The amendment is a response to the COVID-19 pandemic and expires on 1 October 2020. It is now in force.

It extends the exempt development code to allow the use of ‘retail supply chain premises’ at any time for the purpose of supplying goods directly or indirectly to retail premises without a new development consent or a modification to an existing consent.

This provision does not allow an extension of trading hours by which members of the public can shop.  It only permits an extension of hours for the delivery of goods to retail premises.

‘Retail supply chain premises’ means:

  1. port facilities,
  2. warehouse or distribution centres,
  3. retail premises.

The provision is subject to the following conditions:

  • the premises concerned must have a development consent;
  • all conditions of that development consent must be satisfied — other than the conditions that restrict the hours of operation of the premises or the frequency or movement of vehicles; and
  • when operations are taking place outside of the hours that would normally be permitted, steps must be taken to reduce noise (the nature of such steps is left to the proponent to work out).

However, the existing general exclusions from the exempt development code still apply. In brief terms, this has several implications.

Firstly, the exemption does not include certain mapped areas. Large parts of the former local government area of Botany Bay are excluded, including the significant Patrick Terminal facilities at Port Botany. Parts of the former Wyong local government area are also excluded.

Secondly, the new temporary exemption does not apply to state heritage listed sites unless a separate exemption is in place under the Heritage Act 1977. This could mean shopping precincts such as Greenwood Plaza in North Sydney (a shopping centre equipped with a supermarket) would not benefit from the new temporary exempt development provisions.

Thirdly, the exemption will not apply to a building that does not have a current fire safety certificate (or, if there is no certificate, no fire safety measures are currently implemented, required or proposed for the building).

First ever ‘public health risk area’

The NSW Government has created the first ‘public health risk area’ in the state (using long-standing dormant powers).

Under the newly-published Public Health (COVID-19 Lord Howe Island) Order 2020 the state’s first ‘public risk area’ is Lord Howe Island. In simple terms, the order establishing the risk area prohibits access to the island for tourists — and other non-residents (who are not providing essential services to the island).

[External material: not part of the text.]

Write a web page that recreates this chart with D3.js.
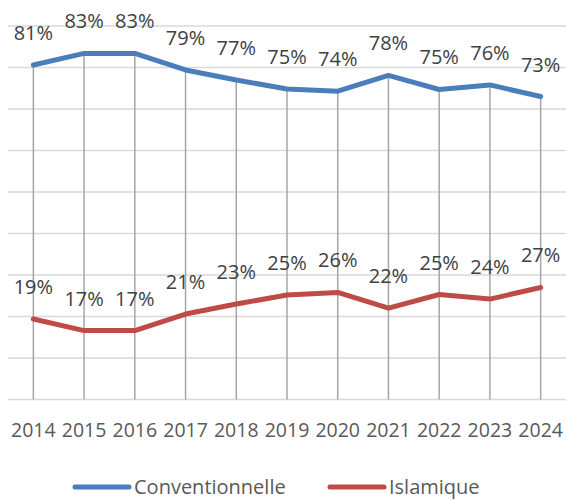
<!DOCTYPE html>
<meta charset="utf-8">
<script src="https://d3js.org/d3.v7.min.js"></script>
<style>
  body { margin: 0; background: #fff; }
  text { font-family: "Open Sans", sans-serif; }
</style>
<div id="chart"></div>
<script>

// data (share of total, in %)
var years = ["2014","2015","2016","2017","2018","2019","2020","2021","2022","2023","2024"];
var conventionnelle = [80.6, 83.4, 83.4, 79.4, 77.0, 74.8, 74.3, 78.1, 74.7, 75.8, 73.0];
var islamique = [19.4, 16.6, 16.6, 20.6, 23.0, 25.2, 25.8, 22.0, 25.3, 24.2, 27.0];
var labelsConv = ["81%","83%","83%","79%","77%","75%","74%","78%","75%","76%","73%"];
var labelsIsl = ["19%","17%","17%","21%","23%","25%","26%","22%","25%","24%","27%"];
var yTicks = [0, 10, 20, 30, 40, 50, 60, 70, 80, 90];

var width = 566, height = 500;
var margin = {top: 26, right: 0, bottom: 100.5, left: 8};

var svg = d3.select("#chart")
  .append("svg")
    .attr("width", width)
    .attr("height", height);

var x = d3.scaleBand()
  .domain(years)
  .range([margin.left, width - margin.right]);

var y = d3.scaleLinear()
  .domain([0, 90])
  .range([height - margin.bottom, margin.top]);

var cx = function(d) { return x(d) + x.bandwidth() / 2; };

// horizontal gridlines
svg.append("g")
  .selectAll("line")
  .data(yTicks)
  .enter().append("line")
    .attr("x1", margin.left)
    .attr("x2", width - margin.right)
    .attr("y1", function(d) { return y(d); })
    .attr("y2", function(d) { return y(d); })
    .attr("stroke", "#d9d9d9")
    .attr("stroke-width", 1.5);

// drop lines from the top series down to the axis
svg.append("g")
  .selectAll("line")
  .data(years)
  .enter().append("line")
    .attr("x1", cx)
    .attr("x2", cx)
    .attr("y1", function(d, i) { return y(Math.max(conventionnelle[i], islamique[i])); })
    .attr("y2", y(0))
    .attr("stroke", "#a6a6a6")
    .attr("stroke-width", 1.5);

// year labels
svg.append("g")
  .selectAll("text")
  .data(years)
  .enter().append("text")
    .attr("x", cx)
    .attr("y", 437)
    .attr("text-anchor", "middle")
    .attr("font-size", "19.5px")
    .attr("fill", "#595959")
    .text(function(d) { return d; });

var series = [
  {name: "Conventionnelle", values: conventionnelle, labels: labelsConv, color: "#4a7ebb"},
  {name: "Islamique", values: islamique, labels: labelsIsl, color: "#be4b48"}
];

var line = d3.line()
  .x(function(d, i) { return cx(years[i]); })
  .y(function(d) { return y(d); });

series.forEach(function(s) {
  svg.append("path")
    .datum(s.values)
    .attr("fill", "none")
    .attr("stroke", s.color)
    .attr("stroke-width", 5)
    .attr("stroke-linejoin", "round")
    .attr("stroke-linecap", "round")
    .attr("d", line);

  svg.append("g")
    .selectAll("text")
    .data(s.values)
    .enter().append("text")
      .attr("x", function(d, i) { return cx(years[i]); })
      .attr("y", function(d) { return y(d) - 25; })
      .attr("text-anchor", "middle")
      .attr("font-size", "20px")
      .attr("fill", "#404040")
      .text(function(d, i) { return s.labels[i]; });
});

// legend
var legend = [
  {name: "Conventionnelle", color: "#4a7ebb", x: 75},
  {name: "Islamique", color: "#be4b48", x: 330}
];
var lg = svg.append("g")
  .selectAll("g")
  .data(legend)
  .enter().append("g")
    .attr("transform", function(d) { return "translate(" + d.x + ",487)"; });
lg.append("line")
  .attr("x1", 0).attr("x2", 54)
  .attr("stroke", function(d) { return d.color; })
  .attr("stroke-width", 5)
  .attr("stroke-linecap", "round");
lg.append("text")
  .attr("x", 59)
  .attr("y", 7)
  .attr("font-size", "20px")
  .attr("fill", "#595959")
  .text(function(d) { return d.name; });

</script>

This has been done to prevent the spread of COVID-19 to the island, on the basis that local health services have limited capacity to provide critical medical care to patients with severe COVID-19 infections.

There has been some suggestion from the Prime Minister, Scott Morrison, that suburbs of Sydney could be quarantined. If this is done, it could happen using these ‘public risk area’ powers under the NSW law. It could also be done by the Australian Government directly using its powers under the Biosecurity Act 2015.

Where to next?

A difficulty is that the regulatory environment is changing so quickly, members of the public and businesses are not getting enough time to implement their obligations, before the next set of rules are announced. It seems further changes may only be days away.